◆ EXERCISE TASK ◆
Set down the data below without change, skipping the pictures it holds.

◆ SOURCE MATERIAL ◆
** START **

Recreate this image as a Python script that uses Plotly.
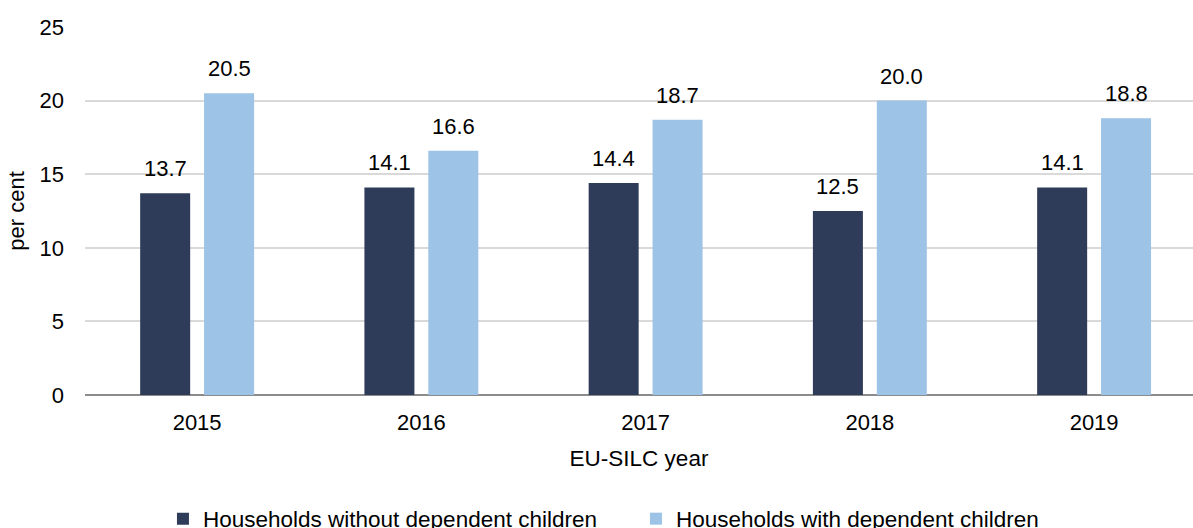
import plotly.graph_objects as go

years = ["2015", "2016", "2017", "2018", "2019"]
without_children = [13.7, 14.1, 14.4, 12.5, 14.1]
with_children = [20.5, 16.6, 18.7, 20.0, 18.8]
series_names = ["Households without dependent children", "Households with dependent children"]
y_ticks = [0, 5, 10, 15, 20, 25]

DARK = "#2F3C59"
LIGHT = "#9DC3E6"
FONT = "Liberation Sans, Arial, sans-serif"
FS = 22
FS2 = 22.5

BW = 0.223
fig = go.Figure()
fig.add_trace(go.Bar(x=years, y=without_children, name=series_names[0],
                     marker=dict(color=DARK, line=dict(width=0)),
                     width=BW, offset=-0.254))
fig.add_trace(go.Bar(x=years, y=with_children, name=series_names[1],
                     marker=dict(color=LIGHT, line=dict(width=0)),
                     width=BW, offset=0.031))

annotations = []
for i, yr in enumerate(years):
    for vals, dx in ((without_children, -0.1425), (with_children, 0.1425)):
        annotations.append(dict(x=i + dx, y=vals[i], xref="x", yref="y",
                                text=f"{vals[i]:.1f}", showarrow=False,
                                yanchor="bottom", yshift=10,
                                font=dict(family=FONT, size=FS, color="#000000")))

fig.update_layout(
    width=1193, height=528,
    margin=dict(l=85, r=0, t=27, b=133),
    paper_bgcolor="white", plot_bgcolor="white",
    font=dict(family=FONT, size=FS, color="#000000"),
    barmode="group",
    xaxis=dict(type="category", range=[-0.5, 4.441], showgrid=False,
               ticks="", showline=False, zeroline=False,
               tickfont=dict(size=FS), ticklabelstandoff=12,
               title=dict(text="EU-SILC year", font=dict(size=FS2), standoff=16)),
    yaxis=dict(range=[0, 25], tickvals=y_ticks, showgrid=True,
               gridcolor="#D9D9D9", gridwidth=1.5, zeroline=True,
               zerolinecolor="#8C8C8C", zerolinewidth=1.5, ticks="",
               showline=False, tickfont=dict(size=FS), ticklabelstandoff=20,
               title=dict(text="per cent", font=dict(size=FS), standoff=8)),
    legend=dict(orientation="h", xref="container", yref="container",
                x=0.1366, xanchor="left", y=0.017, yanchor="middle",
                font=dict(size=FS2), entrywidth=428, entrywidthmode="pixels",
                traceorder="normal"),
    annotations=annotations,
    showlegend=True,
)

fig.write_html("out.html")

** END **

◆ ANSWER TO THIS EXERCISE ◆
Recreate this image as a Python script that uses Plotly.
import plotly.graph_objects as go

years = ["2015", "2016", "2017", "2018", "2019"]
without_children = [13.7, 14.1, 14.4, 12.5, 14.1]
with_children = [20.5, 16.6, 18.7, 20.0, 18.8]
series_names = ["Households without dependent children", "Households with dependent children"]
y_ticks = [0, 5, 10, 15, 20, 25]

DARK = "#2F3C59"
LIGHT = "#9DC3E6"
FONT = "Liberation Sans, Arial, sans-serif"
FS = 22
FS2 = 22.5

BW = 0.223
fig = go.Figure()
fig.add_trace(go.Bar(x=years, y=without_children, name=series_names[0],
                     marker=dict(color=DARK, line=dict(width=0)),
                     width=BW, offset=-0.254))
fig.add_trace(go.Bar(x=years, y=with_children, name=series_names[1],
                     marker=dict(color=LIGHT, line=dict(width=0)),
                     width=BW, offset=0.031))

annotations = []
for i, yr in enumerate(years):
    for vals, dx in ((without_children, -0.1425), (with_children, 0.1425)):
        annotations.append(dict(x=i + dx, y=vals[i], xref="x", yref="y",
                                text=f"{vals[i]:.1f}", showarrow=False,
                                yanchor="bottom", yshift=10,
                                font=dict(family=FONT, size=FS, color="#000000")))

fig.update_layout(
    width=1193, height=528,
    margin=dict(l=85, r=0, t=27, b=133),
    paper_bgcolor="white", plot_bgcolor="white",
    font=dict(family=FONT, size=FS, color="#000000"),
    barmode="group",
    xaxis=dict(type="category", range=[-0.5, 4.441], showgrid=False,
               ticks="", showline=False, zeroline=False,
               tickfont=dict(size=FS), ticklabelstandoff=12,
               title=dict(text="EU-SILC year", font=dict(size=FS2), standoff=16)),
    yaxis=dict(range=[0, 25], tickvals=y_ticks, showgrid=True,
               gridcolor="#D9D9D9", gridwidth=1.5, zeroline=True,
               zerolinecolor="#8C8C8C", zerolinewidth=1.5, ticks="",
               showline=False, tickfont=dict(size=FS), ticklabelstandoff=20,
               title=dict(text="per cent", font=dict(size=FS), standoff=8)),
    legend=dict(orientation="h", xref="container", yref="container",
                x=0.1366, xanchor="left", y=0.017, yanchor="middle",
                font=dict(size=FS2), entrywidth=428, entrywidthmode="pixels",
                traceorder="normal"),
    annotations=annotations,
    showlegend=True,
)

fig.write_html("out.html")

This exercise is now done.